Paralelamente, ayer, Naciones Unidas ha dicho que ha dejado de despachar ayuda alimentaria a Somalia y que pronto se suspenderá la asistencia. Todo parece indicar que Estados Unidos se ha cansado de los US$850 millones que destina al año en ayuda para Somalia se evaporen por falta de control en el anárquico territorio somalí, y exige que la ayuda vaya a la gente no al Shabab, que tiene cada vez más relación con al-Qaeda. Los encargados del Programa de Alimentos están desesperados. El tiempo se agota. Los cereales donados por Estados Unidos y que permanecen en Kenia no pueden ser repartidos precisamente por falta de garantías en su distribución.

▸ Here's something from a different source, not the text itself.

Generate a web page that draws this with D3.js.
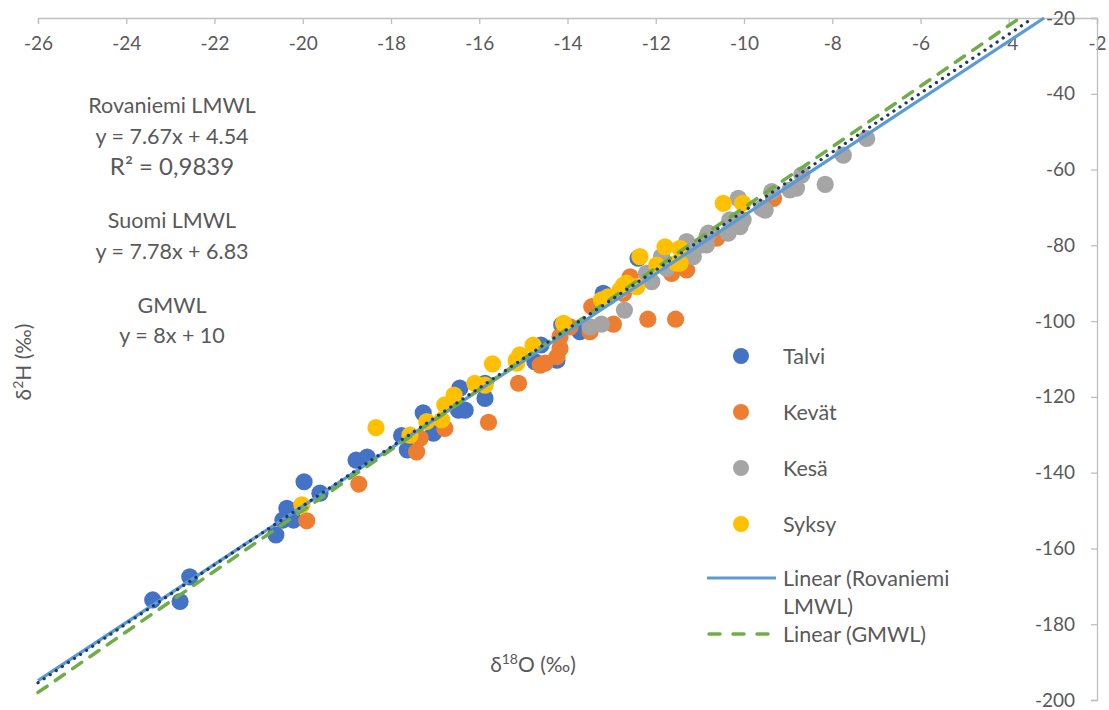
<!DOCTYPE html>
<html>
<head>
<meta charset="utf-8">
<script src="https://cdn.jsdelivr.net/npm/d3@7"></script>
<style>
  html, body { margin: 0; padding: 0; background: #fff; }
  svg { display: block; font-family: Lato, "Open Sans", sans-serif; }
</style>
</head>
<body>
<svg id="chart" width="1109" height="710"></svg>
<script>
// ---- data ----
const xTicks = [-26, -24, -22, -20, -18, -16, -14, -12, -10, -8, -6, -4, -2];
const yTicks = [-20, -40, -60, -80, -100, -120, -140, -160, -180, -200];

const talvi = [
  [-23.40, -173.6], [-22.78, -174.0], [-22.56, -167.5], [-20.61, -156.4], [-20.36, -149.4],
  [-20.45, -152.5], [-20.21, -152.5], [-19.97, -142.4], [-19.61, -145.4], [-18.79, -136.7],
  [-18.54, -135.9], [-17.76, -130.2], [-17.63, -134.0], [-17.27, -124.2], [-17.04, -129.6],
  [-16.44, -117.7], [-16.47, -123.5], [-16.32, -123.5], [-15.87, -116.4], [-15.87, -120.4],
  [-14.74, -110.7], [-14.60, -106.3], [-14.24, -110.3], [-14.13, -101.0], [-13.72, -102.8],
  [-13.15, -93.1], [-12.40, -83.4], [-13.19, -92.7]
];
const kevat = [
  [-19.91, -152.7], [-18.73, -143.0], [-17.42, -134.5], [-17.34, -130.9], [-16.78, -128.3],
  [-15.79, -126.7], [-15.11, -116.4], [-14.62, -111.6], [-14.51, -111.1], [-14.17, -107.2],
  [-14.24, -109.4], [-13.49, -102.8], [-13.45, -96.2], [-12.96, -100.8], [-12.18, -99.5],
  [-11.55, -99.5], [-12.58, -88.3], [-11.64, -87.4], [-11.30, -86.5], [-12.73, -92.7],
  [-10.62, -78.1], [-9.33, -67.6], [-10.66, -77.7], [-14.17, -104.1], [-13.94, -101.5]
];
const kesa = [
  [-13.49, -101.5], [-13.23, -100.8], [-12.71, -97.1], [-12.09, -89.6], [-12.21, -87.4],
  [-11.87, -83.0], [-11.15, -83.0], [-11.30, -79.0], [-11.41, -80.8], [-10.84, -77.7],
  [-10.96, -79.9], [-10.81, -76.8], [-10.36, -76.8], [-10.09, -75.1], [-10.32, -73.3],
  [-10.02, -73.3], [-10.13, -67.6], [-9.52, -70.7], [-9.37, -65.8], [-8.96, -65.4],
  [-8.81, -64.9], [-8.69, -61.4], [-8.16, -63.9], [-7.75, -56.2], [-7.22, -51.8],
  [-9.60, -70.2], [-10.85, -79.9], [-11.75, -86.1]
];
const syksy = [
  [-20.02, -148.5], [-18.34, -128.1], [-17.57, -130.1], [-17.19, -126.5], [-16.85, -126.1],
  [-16.78, -122.1], [-16.57, -119.5], [-16.10, -116.4], [-15.87, -116.9], [-15.70, -111.3],
  [-15.08, -108.9], [-14.78, -106.3], [-14.09, -100.6], [-13.23, -94.4], [-13.08, -93.6],
  [-12.73, -90.5], [-12.43, -90.9], [-12.36, -83.0], [-11.98, -85.2], [-11.79, -80.4],
  [-11.45, -80.8], [-11.45, -84.7], [-10.47, -68.9], [-10.03, -68.9], [-12.81, -91.8],
  [-12.66, -90.0], [-15.15, -111.1], [-15.16, -110.3], [-11.53, -84.7]
];
const seriesNames = ["Talvi", "Kevät", "Kesä", "Syksy"];
const seriesColors = ["#4472C4", "#ED7D31", "#A5A5A5", "#FFC000"];

// lines: slope, intercept
const rovaniemi = [7.67, 4.54];
const suomi = [7.78, 6.83];
const gmwl = [8, 10];

const annotations = [
  ["Rovaniemi LMWL", 0], ["y = 7.67x + 4.54", 0], ["R² = 0,9839", 1],
  ["Suomi LMWL", 0], ["y = 7.78x + 6.83", 0],
  ["GMWL", 0], ["y = 8x + 10", 0]
];

// ---- chart ----
const svg = d3.select("#chart");
const pLeft = 38, pRight = 1097, pTop = 18, pBottom = 700;
const x = d3.scaleLinear().domain([-26, -2]).range([pLeft, pRight]);
const y = d3.scaleLinear().domain([-20, -200]).range([pTop, pBottom]);
const textColor = "#595959";
const axisColor = "#BFBFBF";
const fmt = d => String(d);

// top x axis
const xAxis = svg.append("g").attr("transform", `translate(0,${pTop})`)
  .call(d3.axisBottom(x).tickValues(xTicks).tickSize(6).tickPadding(13).tickFormat(fmt));
xAxis.select(".domain").attr("stroke", axisColor).attr("stroke-width", 1.3);
xAxis.selectAll(".tick line").attr("stroke", axisColor).attr("stroke-width", 1.3);
xAxis.selectAll("text").attr("fill", textColor).style("font-size", "19px")
  .style("font-family", "Lato, sans-serif");

// right y axis
const yAxis = svg.append("g").attr("transform", `translate(${pRight},0)`)
  .call(d3.axisLeft(y).tickValues(yTicks).tickSize(6).tickPadding(16).tickFormat(fmt));
yAxis.select(".domain").attr("stroke", axisColor).attr("stroke-width", 1.3);
yAxis.selectAll(".tick line").attr("stroke", axisColor).attr("stroke-width", 1.3);
yAxis.selectAll("text").attr("fill", textColor).style("font-size", "19px")
  .style("font-family", "Lato, sans-serif");

// points
const allSeries = [talvi, kevat, kesa, syksy];
allSeries.forEach((data, i) => {
  svg.append("g").selectAll("circle").data(data).join("circle")
    .attr("cx", d => x(d[0])).attr("cy", d => y(d[1]))
    .attr("r", 8.6).attr("fill", seriesColors[i]);
});

// trend lines, from x=-26 up to y=-20
function lineEnds(p) {
  const x0 = -26, y0 = p[0] * x0 + p[1];
  const y1 = -20, x1 = (y1 - p[1]) / p[0];
  return [[x0, y0], [x1, y1]];
}
const lineGen = d3.line().x(d => x(d[0])).y(d => y(d[1]));
svg.append("path").attr("d", lineGen(lineEnds(rovaniemi)))
  .attr("stroke", "#5B9BD5").attr("stroke-width", 3.2).attr("fill", "none");
svg.append("path").attr("d", lineGen(lineEnds(gmwl)))
  .attr("stroke", "#70AD47").attr("stroke-width", 3.5).attr("fill", "none")
  .attr("stroke-dasharray", "11,10").attr("stroke-linecap", "round");
svg.append("path").attr("d", lineGen(lineEnds(suomi)))
  .attr("stroke", "#203864").attr("stroke-width", 3.2).attr("fill", "none")
  .attr("stroke-dasharray", "0.1,7.2").attr("stroke-linecap", "round");

// annotation text
const annY = [105, 136, 167, 220, 251, 305, 335];
annotations.forEach((a, i) => {
  svg.append("text").attr("x", 172).attr("y", annY[i]).attr("dy", "0.35em")
    .attr("text-anchor", "middle").attr("fill", textColor)
    .style("font-size", a[1] ? "24px" : "21.5px").text(a[0]);
});

// axis titles
svg.append("text").attr("transform", "translate(24,362) rotate(-90)")
  .attr("text-anchor", "middle").attr("dy", "0.35em").attr("fill", textColor)
  .style("font-size", "21px")
  .html('δ<tspan baseline-shift="super" font-size="14px">2</tspan>H (‰)');
svg.append("text").attr("x", 533).attr("y", 665).attr("dy", "0.35em")
  .attr("text-anchor", "middle").attr("fill", textColor)
  .style("font-size", "21px")
  .html('δ<tspan baseline-shift="super" font-size="14px">18</tspan>O (‰)');

// legend
const legFont = "21.5px";
const legY = [356, 412, 468, 524];
seriesNames.forEach((n, i) => {
  svg.append("circle").attr("cx", 741).attr("cy", legY[i]).attr("r", 8).attr("fill", seriesColors[i]);
  svg.append("text").attr("x", 783).attr("y", legY[i]).attr("dy", "0.35em")
    .attr("fill", textColor).style("font-size", legFont).text(n);
});
svg.append("line").attr("x1", 707).attr("x2", 776).attr("y1", 578).attr("y2", 578)
  .attr("stroke", "#5B9BD5").attr("stroke-width", 3.2);
svg.append("text").attr("x", 783).attr("y", 578).attr("dy", "0.35em")
  .attr("fill", textColor).style("font-size", legFont).text("Linear (Rovaniemi");
svg.append("text").attr("x", 783).attr("y", 606).attr("dy", "0.35em")
  .attr("fill", textColor).style("font-size", legFont).text("LMWL)");
svg.append("line").attr("x1", 709).attr("x2", 776).attr("y1", 634).attr("y2", 634)
  .attr("stroke", "#70AD47").attr("stroke-width", 3.5)
  .attr("stroke-dasharray", "11,13").attr("stroke-linecap", "round");
svg.append("text").attr("x", 783).attr("y", 634).attr("dy", "0.35em")
  .attr("fill", textColor).style("font-size", legFont).text("Linear (GMWL)");
</script>
</body>
</html>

La situación de Somalia es trágicamente viciosa. No hay señales de que la anarquía ceda. Los piratas seguirán atacando los barcos para obtener millones de dólares que nunca llegarán a los hambrientos de su propio país sino a las bandas paramilitares que cada vez atacan dentro y fuera de Somalia con mejores armas. Las organizaciones humanitarias piden un dinero cada vez más escaso. Los países donantes de ayuda humanitaria que sufren en su propio país los embates de la recesión económica exigen un control, imposible de efectuar, sobre los millonarios envíos de alimento. Los somalíes mueren, a menos que ingresen, para cerrar el círculo, a los grupos paramilitares o de piratas que continuarán ejerciendo el poder de facto en el infierno somalí. Irónicamente a no muchos kilómetros de la riqueza sin límites de los dueños del petróleo.